▸ **EXERCISE OBJECTIVE**
Copy the data below exactly, omitting any picture it contains.

▸ **COLLECTED MATERIAL**
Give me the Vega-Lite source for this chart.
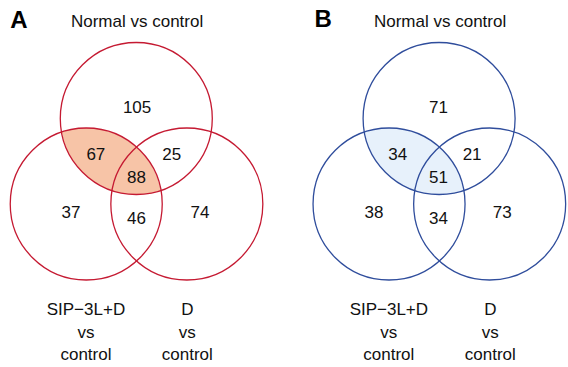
{
  "$schema": "https://vega.github.io/schema/vega-lite/v6.json",
  "width": 568,
  "height": 367,
  "padding": 0,
  "autosize": {"type": "fit", "contains": "padding"},
  "background": "white",
  "config": {"view": {"stroke": null}},
  "datasets": {
    "circles": [
      {"panel": "A", "set": "Normal vs control", "x": 137.5, "y": 118.5},
      {"panel": "A", "set": "SIP-3L+D vs control", "x": 87, "y": 204},
      {"panel": "A", "set": "D vs control", "x": 188.5, "y": 204},
      {"panel": "B", "set": "Normal vs control", "x": 443, "y": 118.5},
      {"panel": "B", "set": "SIP-3L+D vs control", "x": 392.5, "y": 204},
      {"panel": "B", "set": "D vs control", "x": 494, "y": 204}
    ],
    "lenses": [
      {"panel": "A", "x": 112.25, "y": 161.25},
      {"panel": "B", "x": 417.75, "y": 161.25}
    ],
    "counts": [
      {"panel": "A", "n": "105", "x": 138.3, "y": 113.1},
      {"panel": "A", "n": "67", "x": 96.7, "y": 159.8},
      {"panel": "A", "n": "25", "x": 173.3, "y": 159.8},
      {"panel": "A", "n": "88", "x": 137.7, "y": 183.1},
      {"panel": "A", "n": "37", "x": 71.7, "y": 217.5},
      {"panel": "A", "n": "46", "x": 137.7, "y": 224.1},
      {"panel": "A", "n": "74", "x": 201.7, "y": 218.1},
      {"panel": "B", "n": "71", "x": 442.3, "y": 113.1},
      {"panel": "B", "n": "34", "x": 401.3, "y": 159.8},
      {"panel": "B", "n": "21", "x": 476.3, "y": 159.8},
      {"panel": "B", "n": "51", "x": 442.3, "y": 182.8},
      {"panel": "B", "n": "38", "x": 377.3, "y": 217.5},
      {"panel": "B", "n": "34", "x": 442.3, "y": 224.1},
      {"panel": "B", "n": "73", "x": 506.7, "y": 218.1}
    ],
    "labels": [
      {"panel": "A", "label": "Normal vs control", "x": 138.3, "y": 26.7},
      {"panel": "A", "label": "SIP−3L+D\nvs\ncontrol", "x": 86.7, "y": 315},
      {"panel": "A", "label": "D\nvs\ncontrol", "x": 189, "y": 315},
      {"panel": "B", "label": "Normal vs control", "x": 444, "y": 26.7},
      {"panel": "B", "label": "SIP−3L+D\nvs\ncontrol", "x": 392.3, "y": 315},
      {"panel": "B", "label": "D\nvs\ncontrol", "x": 494.7, "y": 315}
    ],
    "letters": [
      {"panel": "A", "x": 19.2, "y": 28.3},
      {"panel": "B", "x": 326, "y": 27}
    ]
  },
  "encoding": {
    "x": {"field": "x", "type": "quantitative", "scale": {"domain": [0, 568], "nice": false, "zero": false}, "axis": null},
    "y": {"field": "y", "type": "quantitative", "scale": {"domain": [0, 367], "nice": false, "zero": false, "reverse": true}, "axis": null}
  },
  "layer": [
    {
      "data": {"name": "lenses"},
      "mark": {
        "type": "point",
        "shape": "M -0.6513 -0.3842 A 1 1 0 0 0 0.6513 0.3842 A 1 1 0 0 0 -0.6513 -0.3842 Z",
        "filled": true,
        "size": 23104,
        "opacity": 1,
        "strokeWidth": 0
      },
      "encoding": {
        "fill": {"field": "panel", "type": "nominal", "scale": {"domain": ["A", "B"], "range": ["#f7c4a7", "#e7f1fb"]}, "legend": null}
      }
    },
    {
      "data": {"name": "circles"},
      "mark": {"type": "point", "shape": "circle", "filled": false, "size": 23104, "strokeWidth": 1.3, "opacity": 1},
      "encoding": {
        "stroke": {"field": "panel", "type": "nominal", "scale": {"domain": ["A", "B"], "range": ["#c51a32", "#2f4d9c"]}, "legend": null}
      }
    },
    {
      "data": {"name": "counts"},
      "mark": {"type": "text", "font": "Liberation Sans", "fontSize": 17, "align": "center", "baseline": "alphabetic", "color": "#111111"},
      "encoding": {"text": {"field": "n"}}
    },
    {
      "data": {"name": "labels"},
      "mark": {"type": "text", "font": "Liberation Sans", "fontSize": 17, "align": "center", "baseline": "alphabetic", "lineBreak": "\n", "lineHeight": 22.5, "color": "#111111"},
      "encoding": {"text": {"field": "label"}}
    },
    {
      "data": {"name": "letters"},
      "mark": {"type": "text", "font": "Liberation Sans", "fontWeight": "bold", "fontSize": 24, "align": "center", "baseline": "alphabetic", "color": "#000000"},
      "encoding": {"text": {"field": "panel"}}
    }
  ]
}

▸ **WRITTEN SOLUTION**
Give me the Vega-Lite source for this chart.
{
  "$schema": "https://vega.github.io/schema/vega-lite/v6.json",
  "width": 568,
  "height": 367,
  "padding": 0,
  "autosize": {"type": "fit", "contains": "padding"},
  "background": "white",
  "config": {"view": {"stroke": null}},
  "datasets": {
    "circles": [
      {"panel": "A", "set": "Normal vs control", "x": 137.5, "y": 118.5},
      {"panel": "A", "set": "SIP-3L+D vs control", "x": 87, "y": 204},
      {"panel": "A", "set": "D vs control", "x": 188.5, "y": 204},
      {"panel": "B", "set": "Normal vs control", "x": 443, "y": 118.5},
      {"panel": "B", "set": "SIP-3L+D vs control", "x": 392.5, "y": 204},
      {"panel": "B", "set": "D vs control", "x": 494, "y": 204}
    ],
    "lenses": [
      {"panel": "A", "x": 112.25, "y": 161.25},
      {"panel": "B", "x": 417.75, "y": 161.25}
    ],
    "counts": [
      {"panel": "A", "n": "105", "x": 138.3, "y": 113.1},
      {"panel": "A", "n": "67", "x": 96.7, "y": 159.8},
      {"panel": "A", "n": "25", "x": 173.3, "y": 159.8},
      {"panel": "A", "n": "88", "x": 137.7, "y": 183.1},
      {"panel": "A", "n": "37", "x": 71.7, "y": 217.5},
      {"panel": "A", "n": "46", "x": 137.7, "y": 224.1},
      {"panel": "A", "n": "74", "x": 201.7, "y": 218.1},
      {"panel": "B", "n": "71", "x": 442.3, "y": 113.1},
      {"panel": "B", "n": "34", "x": 401.3, "y": 159.8},
      {"panel": "B", "n": "21", "x": 476.3, "y": 159.8},
      {"panel": "B", "n": "51", "x": 442.3, "y": 182.8},
      {"panel": "B", "n": "38", "x": 377.3, "y": 217.5},
      {"panel": "B", "n": "34", "x": 442.3, "y": 224.1},
      {"panel": "B", "n": "73", "x": 506.7, "y": 218.1}
    ],
    "labels": [
      {"panel": "A", "label": "Normal vs control", "x": 138.3, "y": 26.7},
      {"panel": "A", "label": "SIP−3L+D\nvs\ncontrol", "x": 86.7, "y": 315},
      {"panel": "A", "label": "D\nvs\ncontrol", "x": 189, "y": 315},
      {"panel": "B", "label": "Normal vs control", "x": 444, "y": 26.7},
      {"panel": "B", "label": "SIP−3L+D\nvs\ncontrol", "x": 392.3, "y": 315},
      {"panel": "B", "label": "D\nvs\ncontrol", "x": 494.7, "y": 315}
    ],
    "letters": [
      {"panel": "A", "x": 19.2, "y": 28.3},
      {"panel": "B", "x": 326, "y": 27}
    ]
  },
  "encoding": {
    "x": {"field": "x", "type": "quantitative", "scale": {"domain": [0, 568], "nice": false, "zero": false}, "axis": null},
    "y": {"field": "y", "type": "quantitative", "scale": {"domain": [0, 367], "nice": false, "zero": false, "reverse": true}, "axis": null}
  },
  "layer": [
    {
      "data": {"name": "lenses"},
      "mark": {
        "type": "point",
        "shape": "M -0.6513 -0.3842 A 1 1 0 0 0 0.6513 0.3842 A 1 1 0 0 0 -0.6513 -0.3842 Z",
        "filled": true,
        "size": 23104,
        "opacity": 1,
        "strokeWidth": 0
      },
      "encoding": {
        "fill": {"field": "panel", "type": "nominal", "scale": {"domain": ["A", "B"], "range": ["#f7c4a7", "#e7f1fb"]}, "legend": null}
      }
    },
    {
      "data": {"name": "circles"},
      "mark": {"type": "point", "shape": "circle", "filled": false, "size": 23104, "strokeWidth": 1.3, "opacity": 1},
      "encoding": {
        "stroke": {"field": "panel", "type": "nominal", "scale": {"domain": ["A", "B"], "range": ["#c51a32", "#2f4d9c"]}, "legend": null}
      }
    },
    {
      "data": {"name": "counts"},
      "mark": {"type": "text", "font": "Liberation Sans", "fontSize": 17, "align": "center", "baseline": "alphabetic", "color": "#111111"},
      "encoding": {"text": {"field": "n"}}
    },
    {
      "data": {"name": "labels"},
      "mark": {"type": "text", "font": "Liberation Sans", "fontSize": 17, "align": "center", "baseline": "alphabetic", "lineBreak": "\n", "lineHeight": 22.5, "color": "#111111"},
      "encoding": {"text": {"field": "label"}}
    },
    {
      "data": {"name": "letters"},
      "mark": {"type": "text", "font": "Liberation Sans", "fontWeight": "bold", "fontSize": 24, "align": "center", "baseline": "alphabetic", "color": "#000000"},
      "encoding": {"text": {"field": "panel"}}
    }
  ]
}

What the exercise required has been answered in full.